(07-17-2019 10:59 AM)Hallcity Wrote: Here's more on Swofford's presentation, including him talking about distribution being "a three-year process as contracts expire/renew."
https://accsports.com/acc-news/john-swof...-and-more/
I assume he's talking about the general carrier contracts with ESPN. Eventually, the ACCN contract provisions will just be a part of the larger ESPN contract with carriers but, for now, most of the ACCN contracts will be stand alone contracts because ESPN's general contracts with many carriers aren't up for renewal until later. ESPN will have greater leverage with the carriers when keeping/losing all of ESPN is what's at stake. I think those contract negotiations are coming up over the next three years.

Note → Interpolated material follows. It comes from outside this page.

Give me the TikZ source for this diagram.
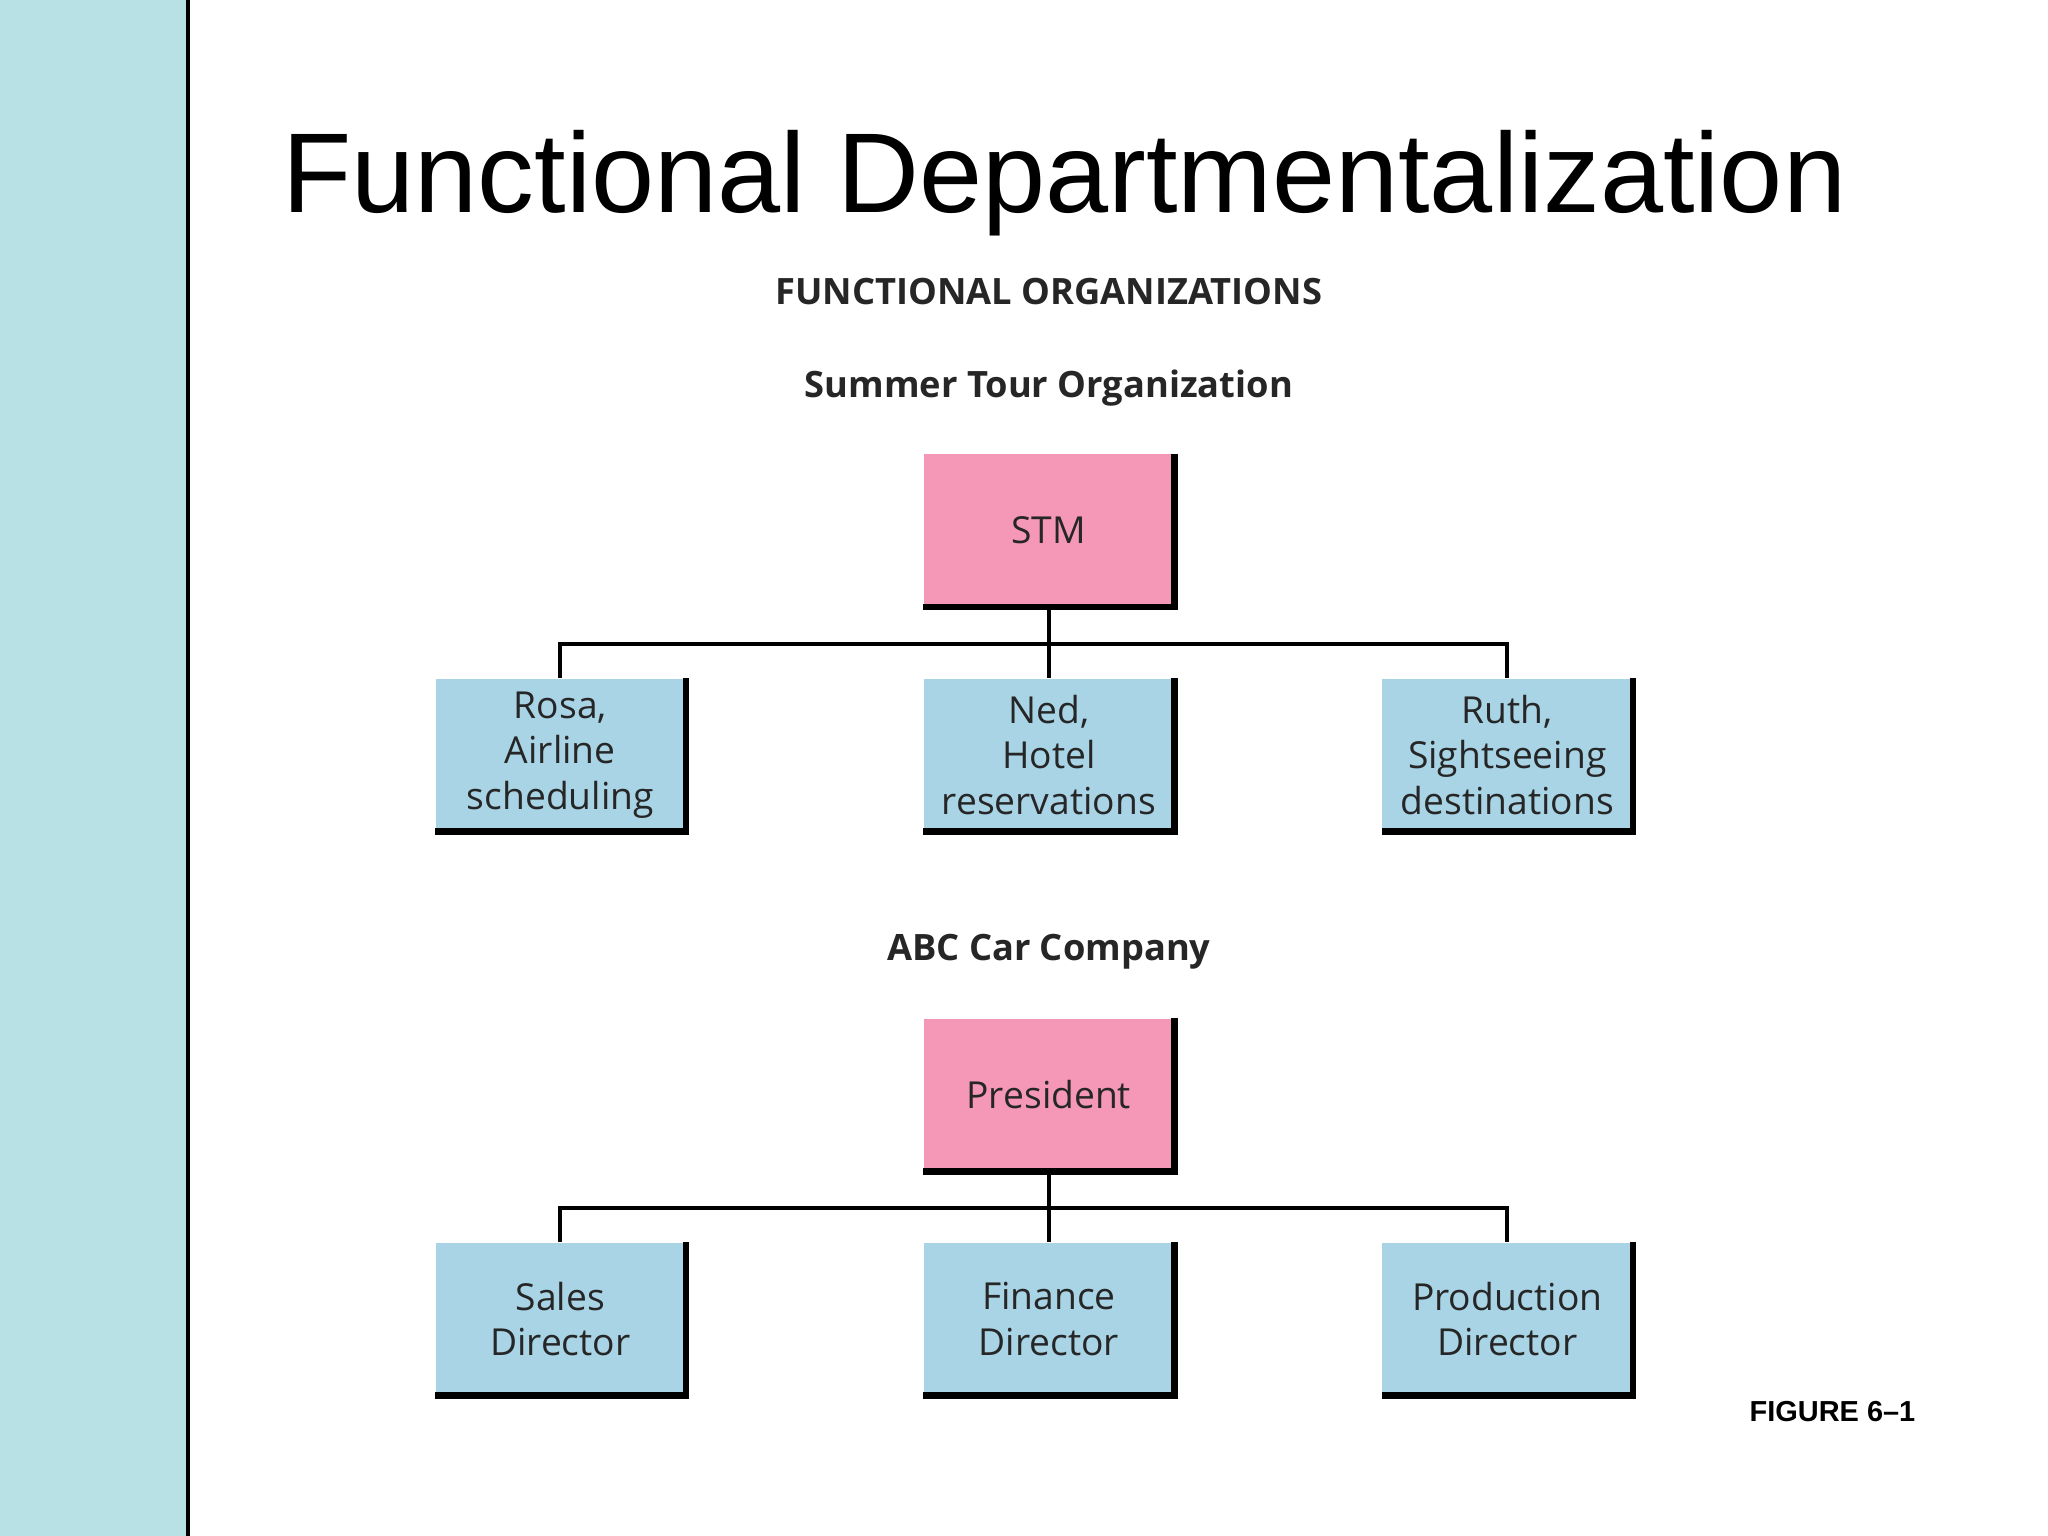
\documentclass[tikz,border=0pt]{standalone}
\usepackage{fontspec}
\setmainfont{Open Sans}
\newfontfamily\arialfont{Liberation Sans}
\definecolor{stripcol}{HTML}{B8E1E5}
\definecolor{bosscol}{HTML}{F598B8}
\definecolor{staffcol}{HTML}{A8D4E6}
\tikzset{
  box/.style={minimum width=1.91cm, minimum height=1.16cm, inner sep=0pt, align=center,
    font=\fontsize{8.1pt}{9.9pt}\selectfont, text=black!85},
  boss/.style={box, fill=bosscol},
  staff/.style={box, fill=staffcol},
  heading/.style={font=\bfseries\fontsize{7.9pt}{9pt}\selectfont, text=black!85}
}
\begin{document}
\begin{tikzpicture}[x=0.01cm, y=-0.01cm]
  \useasboundingbox (0,0) rectangle (1568,1176);
  \fill[white] (0,0) rectangle (1568,1176);
  \fill[stripcol] (0,0) rectangle (144,1176);
  \draw[line width=0.8pt] (144,0) -- (144,1176);
  \node (title) at (815,140) {\arialfont\fontsize{24.7pt}{27pt}\selectfont Functional Departmentalization};
  \node[heading] (fo) at (803,223) {FUNCTIONAL ORGANIZATIONS};
  \node[heading] (sto) at (803,297) {Summer Tour Organization};
  \node[heading] (abc) at (803,729) {ABC Car Company};
  \node (fig) at (1403,1081) {\arialfont\bfseries\fontsize{6.3pt}{7pt}\selectfont FIGURE 6\textendash 1};
  % summer tour
  \node[boss] (stm) at (803,406) {STM};
  \node[staff] (rosa) at (429,578) {Rosa,\\Airline\\scheduling};
  \node[staff] (ned) at (803,578) {Ned,\\Hotel\\reservations};
  \node[staff] (ruth) at (1154,578) {Ruth,\\Sightseeing\\destinations};
  % car company
  \node[boss] (pres) at (803,838) {President};
  \node[staff] (sales) at (429,1010) {Sales\\Director};
  \node[staff] (fin) at (803,1010) {Finance\\Director};
  \node[staff] (prod) at (1154,1010) {Production\\Director};
  \foreach \n in {stm,rosa,ned,ruth,pres,sales,fin,prod}
    \draw[line width=1.5pt] (\n.north east) -- (\n.south east) -- (\n.south west);
  \draw[line width=0.8pt] (stm.south) -- (ned.north);
  \draw[line width=0.8pt] (rosa.north) |- (803,493) -| (ruth.north);
  \draw[line width=0.8pt] (pres.south) -- (fin.north);
  \draw[line width=0.8pt] (sales.north) |- (803,925) -| (prod.north);
\end{tikzpicture}
\end{document}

Absolutely...they've got enough on board now that the network won't fail before the other contracts come through. The worst case scenario is that we have to wait for the other deals to renew. The ACC edition, and really the Disney negotiations overall, have actually been pretty easy and uneventful compared to the past. There's little question that it will be included in any new Disney contracts. I think we're kind of past the "Cable Networks vs. ESPN in a death battle" stage everyone was hyping a few years ago. They need each other and both sides know it.

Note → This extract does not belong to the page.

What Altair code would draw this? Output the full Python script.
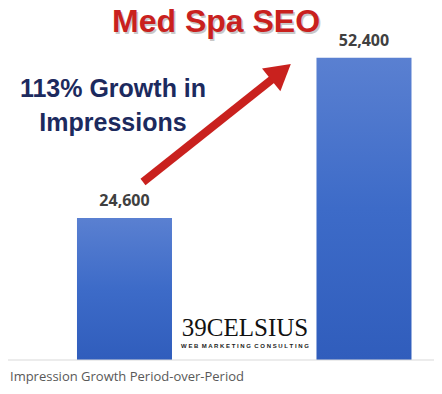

That said...there is NO QUESTION the hard desire is to be on everywhere by launch. They delayed it to let enough renewals roll through to make that easier. If they didn't care about a delayed rollout, they could have launched a year ago with Alltice and added the others as they came up. They want full(ish) carriage at launch.

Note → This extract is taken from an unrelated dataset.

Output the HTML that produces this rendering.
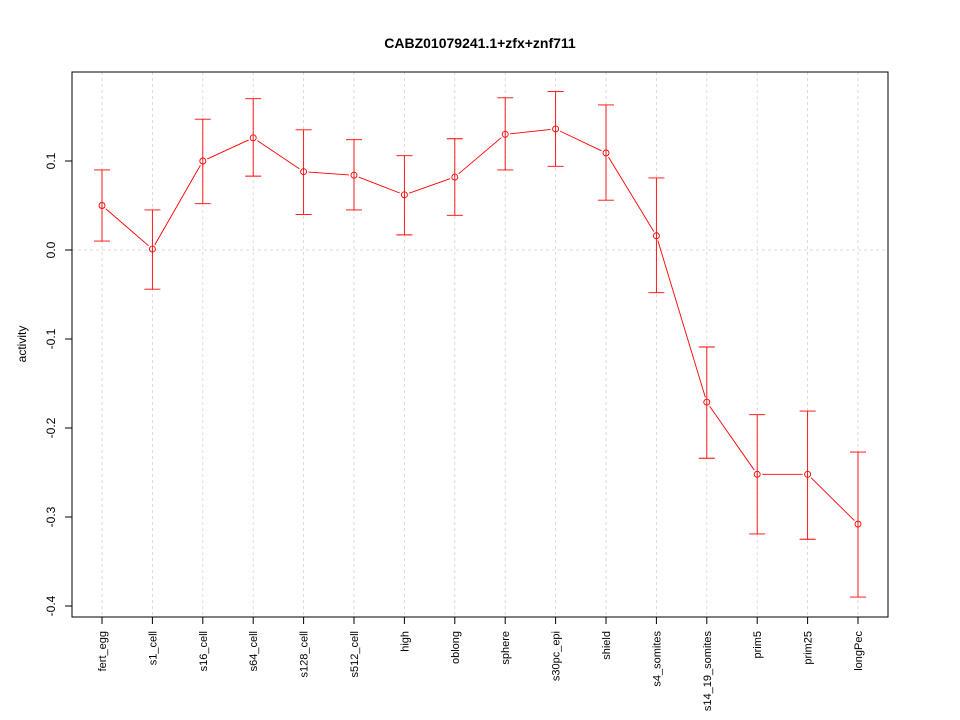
<!DOCTYPE html>
<html><head><meta charset="utf-8"><style>
body{margin:0;background:#fff;}
svg{display:block;font-family:"Liberation Sans",sans-serif;}
</style></head><body>
<svg id="chart" width="960" height="720">
<text x="480" y="48" text-anchor="middle" font-weight="bold" font-size="14">CABZ01079241.1+zfx+znf711</text>
<text transform="translate(26,344) rotate(-90)" text-anchor="middle" font-size="12">activity</text>
<g id="grid"></g><g id="yaxis"></g><g id="xaxis"></g><g id="series"></g>
<rect x="72" y="72" width="816" height="545" fill="none" stroke="#000"/>
</svg>
<script>
const categories=["fert_egg","s1_cell","s16_cell","s64_cell","s128_cell","s512_cell","high","oblong","sphere","s30pc_epi","shield","s4_somites","s14_19_somites","prim5","prim25","longPec"];
const values=[0.050,0.001,0.100,0.126,0.088,0.084,0.062,0.082,0.130,0.136,0.109,0.016,-0.171,-0.252,-0.252,-0.308];
const upper=[0.090,0.045,0.147,0.170,0.135,0.124,0.106,0.125,0.171,0.178,0.163,0.081,-0.109,-0.185,-0.181,-0.227];
const lower=[0.010,-0.044,0.052,0.083,0.040,0.045,0.017,0.039,0.090,0.094,0.056,-0.048,-0.234,-0.319,-0.325,-0.390];
const yTicks=[0.1,0.0,-0.1,-0.2,-0.3,-0.4];
const yTickLabels=["0.1","0.0","-0.1","-0.2","-0.3","-0.4"];
const NS="http://www.w3.org/2000/svg";
const xs=i=>102+i*(756/(categories.length-1));
const ys=v=>250-v*890;
function mk(tag,attrs,parent){const e=document.createElementNS(NS,tag);for(const k in attrs)e.setAttribute(k,attrs[k]);parent.appendChild(e);return e;}
const grid=document.getElementById('grid'),ya=document.getElementById('yaxis'),xa=document.getElementById('xaxis'),se=document.getElementById('series');
categories.forEach((c,i)=>{
 const g=mk('line',{x1:xs(i),x2:xs(i),y1:72,y2:617,stroke:'#d3d3d3','stroke-width':0.8,'stroke-dasharray':'3,3'},grid);
 
 
 const t=mk('line',{x1:xs(i),x2:xs(i),y1:617,y2:624,stroke:'#000'},xa);
 
 
 const l=mk('text',{transform:`translate(${xs(i)+4},631) rotate(-90)`,'text-anchor':'end','font-size':'11'},xa);
 l.textContent=c;
 
 
});
const z=mk('line',{x1:72,x2:888,y1:ys(0),y2:ys(0),stroke:'#d3d3d3','stroke-width':0.8,'stroke-dasharray':'3,3'},grid);


yTicks.forEach((v,i)=>{
 const t=mk('line',{x1:65,x2:72,y1:ys(v),y2:ys(v),stroke:'#000'},ya);
 
 
 const l=mk('text',{transform:`translate(55,${ys(v)}) rotate(-90)`,'text-anchor':'middle','font-size':'12'},ya);
 l.textContent=yTickLabels[i];
 
 
});
const gap=5;
for(let i=0;i<values.length-1;i++){
 const x1=xs(i),y1=ys(values[i]),x2=xs(i+1),y2=ys(values[i+1]);
 const d=Math.hypot(x2-x1,y2-y1);if(d<=2*gap)continue;
 const ux=(x2-x1)/d,uy=(y2-y1)/d;
 const s=mk('line',{x1:x1+ux*gap,y1:y1+uy*gap,x2:x2-ux*gap,y2:y2-uy*gap,stroke:'#f00','stroke-width':0.9},se);
 
 
}
values.forEach((v,i)=>{
 const x=xs(i);
 const e=mk('path',{d:`M${x},${ys(upper[i])}V${ys(lower[i])}M${x-8},${ys(upper[i])}H${x+8}M${x-8},${ys(lower[i])}H${x+8}`,stroke:'#f00','stroke-width':0.9,fill:'none'},se);
 
 
 const p=mk('circle',{cx:x,cy:ys(v),r:3,fill:'none',stroke:'#f00','stroke-width':0.9},se);
 
 
});
</script>
</body></html>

And so to some extent, I think this "three year roll up" is posturing. Everyone knows the ACC wants full carriage badly at launch, and I'm sure negotiations reflect that, so Swofford is kind of walking that perception back...
"Hey, if we have to wait for the next contract, that's cool. We could live with that all along. It's going to be added on the next contract, you know that, I know that, and if they want to delay the inevitable by playing hardball, that's fine. We have always been planning a three year process, no problem for us. Meanwhile, our folks will just switch to DirectTV or Vue for a couple years, and you can see if you can try to pull them back in a year or two. Up to you."
They've been pretty open about how badly they want to launch with carriage, so I don't know that anyone is really going to buy that ESPN/ACC is fine walking away.
Getting it added in between contracts was always going to be the challenge. I still lean toward it happening for most before the first Clemson game, but we'll see.
We'll never know, but I would love to know the nuts and bolts of what's actually up for negotiation/concessions about it. It's not really the carriage price, because that's established by now, but I'm sure it's a lot of other things that would be interesting to know and that people rarely think about.